The draft policy envisages greater infrastructure sharing, including pooling, trading and sharing of spectrum. This will enable operators to reduce network costs and improve profitability.

Although the operational details and timelines of the initiative have not been mentioned, spectrum sharing can generate substantial cost savings for the industry as a whole. Operators can generate up to 52 per cent savings in capex on a per erlang (Er) basis in a two-operator-sharing scenario. (Assumptions: capex per Er of $700, capacity per site of 34 Er in a single-operator scenario and spectral efficiency of 2.1x resulting from spectrum sharing in a two-operator scenario.)

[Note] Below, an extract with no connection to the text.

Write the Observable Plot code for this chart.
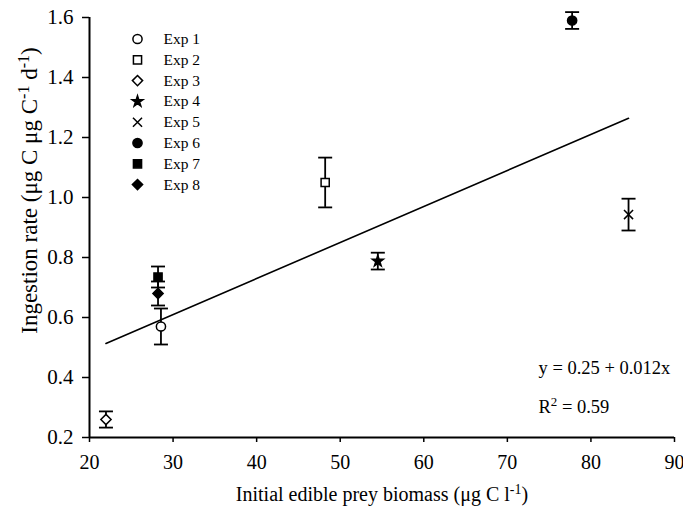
<!DOCTYPE html>
<html>
<head>
<meta charset="utf-8">
<script src="https://cdn.jsdelivr.net/npm/d3@7"></script>
<script src="https://cdn.jsdelivr.net/npm/@observablehq/plot@0.6"></script>
<style>
  html, body { margin: 0; padding: 0; background: #fff; }
</style>
</head>
<body>
<div id="chart"></div>
<script>
// Experiments and their measured ingestion rates (mean ± error)
const experiments = ["Exp 1", "Exp 2", "Exp 3", "Exp 4", "Exp 5", "Exp 6", "Exp 7", "Exp 8"];
const preyBiomass = [28.55, 48.2, 21.97, 54.5, 84.5, 77.75, 28.2, 28.2];
const ingestionRate = [0.57, 1.05, 0.26, 0.788, 0.943, 1.59, 0.735, 0.68];
const ingestionError = [0.06, 0.083, 0.027, 0.028, 0.053, 0.028, 0.035, 0.04];

// Linear regression reported for the pooled experiments
const intercept = 0.25;
const slope = 0.012;
const rSquared = 0.59;

// Axis ticks
const xTicks = [20, 30, 40, 50, 60, 70, 80, 90];
const yTicks = [0.2, 0.4, 0.6, 0.8, 1.0, 1.2, 1.4, 1.6];

// Text labels (^{..} marks a superscript)
const xTitle = "Initial edible prey biomass (μg C l^{-1})";
const yTitle = "Ingestion rate (μg C μg C^{-1} d^{-1})";
const equationLabel = `y = ${intercept} + ${slope}x`;
const r2Label = `R^{2} = ${rSquared}`;

// Marker styles per experiment
const markerSymbols = ["circle", "square", "diamond2", "star", "times", "circle", "square", "diamond2"];
const openMarkers = new Set(["Exp 1", "Exp 2", "Exp 3"]);

const rows = experiments.map((name, i) => ({
  name,
  x: preyBiomass[i],
  y: ingestionRate[i],
  lo: ingestionRate[i] - ingestionError[i],
  hi: ingestionRate[i] + ingestionError[i]
}));

const xs = d3.extent(preyBiomass);
const fitLine = xs.map(x => ({x, y: intercept + slope * x}));

// Horizontal cap used at the ends of error bars
const capSymbol = {draw(ctx) { ctx.moveTo(-7, 0); ctx.lineTo(7, 0); }};

const font = "Liberation Serif, Times New Roman, serif";
const markerFill = d => openMarkers.has(d.name) ? "white" : "black";
const markerSize = d => d.name === "Exp 4" ? 3.4 : d.name === "Exp 5" ? 4.2 : 4.6;

const legendMarks = experiments.flatMap((name, i) => [
  Plot.dot([{name}], {
    frameAnchor: "top-left", dx: 48, dy: 21.5 + i * 20.8,
    symbol: "name", r: markerSize,
    fill: markerFill, stroke: "black", strokeWidth: 1.5
  }),
  Plot.text([name], {
    frameAnchor: "top-left", dx: 74, dy: 21.5 + i * 20.8,
    textAnchor: "start", lineAnchor: "middle", fontSize: 15.5, fill: "black"
  })
]);

const chart = Plot.plot({
  width: 683,
  height: 508,
  marginLeft: 89,
  marginRight: 9,
  marginTop: 17,
  marginBottom: 71,
  style: {fontFamily: font, fontSize: "20px", color: "black", background: "white"},
  x: {domain: [20, 90]},
  y: {domain: [0.2, 1.6]},
  r: {type: "identity"},
  symbol: {domain: experiments, range: markerSymbols},
  marks: [
    Plot.axisX({ticks: xTicks, tickSize: 5, tickPadding: 12, label: null, fontSize: 20, strokeWidth: 1.5}),
    Plot.axisY({ticks: yTicks, tickFormat: d3.format(".1f"), tickSize: 7, tickPadding: 9, label: null, fontSize: 21, strokeWidth: 1.5}),
    Plot.ruleX([20], {stroke: "black", strokeWidth: 2}),
    Plot.ruleY([0.2], {stroke: "black", strokeWidth: 2}),
    // regression line
    Plot.line(fitLine, {x: "x", y: "y", stroke: "black", strokeWidth: 1.6}),
    // error bars with caps
    Plot.ruleX(rows, {x: "x", y1: "lo", y2: "hi", stroke: "black", strokeWidth: 1.8}),
    Plot.dot(rows, {x: "x", y: "lo", symbol: capSymbol, fill: "none", stroke: "black", strokeWidth: 1.8}),
    Plot.dot(rows, {x: "x", y: "hi", symbol: capSymbol, fill: "none", stroke: "black", strokeWidth: 1.8}),
    // experiment means
    Plot.dot(rows, {x: "x", y: "y", symbol: "name", r: markerSize, fill: markerFill, stroke: "black", strokeWidth: 1.5}),
    ...legendMarks,
    // regression annotation
    Plot.text([equationLabel], {frameAnchor: "bottom-left", dx: 449, dy: -69, textAnchor: "start", lineAnchor: "middle", fontSize: 18.5, fill: "black"}),
    Plot.text([r2Label], {frameAnchor: "bottom-left", dx: 449, dy: -30, textAnchor: "start", lineAnchor: "middle", fontSize: 18.5, fill: "black"}),
    // axis titles
    Plot.text([xTitle], {frameAnchor: "bottom", textAnchor: "middle", dx: 0, dy: 57, lineAnchor: "middle", fontSize: 20, fill: "black"}),
    Plot.text([yTitle], {frameAnchor: "left", textAnchor: "middle", rotate: -90, dx: -60, dy: -37, lineAnchor: "middle", fontSize: 23, fill: "black"})
  ]
});

// Turn ^{...} segments into raised tspans
d3.select(chart).selectAll("text").each(function () {
  const s = this.textContent;
  if (!s.includes("^{")) return;
  const parts = s.split(/\^\{([^}]*)\}/);
  const t = d3.select(this).text(null);
  parts.forEach((p, i) => {
    if (!p) return;
    const span = t.append("tspan").text(p);
    if (i % 2) span.attr("baseline-shift", "super").attr("font-size", "70%");
  });
});

document.getElementById("chart").appendChild(chart);
</script>
</body>
</html>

However, spectrum trading presents the risk of anti-competitive activities such as spectrum hoarding/blocking and speculative purchase of spectrum from non-operating players. With spectrum sharing, operators will no longer be able to differentiate themselves on the basis of quality of service. Technological innovation may also be impacted as changes in the radio access network require more coordination.

Spectrum road map

The overall concept of having a road map is important as the carriers need to know what the network rollout scenario will be in the future. A spectrum road map every five years will give industry players greater flexibility for network planning. The release of additional 500 MHz by 2020 will help operators augment network capacity.

However, uncertainties regarding timelines and the operational process still exist. Certain areas, such as white space and digital switchover, have been missed out. A clear road map for refarming spectrum from non-commercial entities also needs to be developed as its success and future spectrum allocation will depend on the effectiveness of such refarming.

In sum, sharing will benefit all operators while refarming and excess spectrum pricing will negatively impact the incumbents.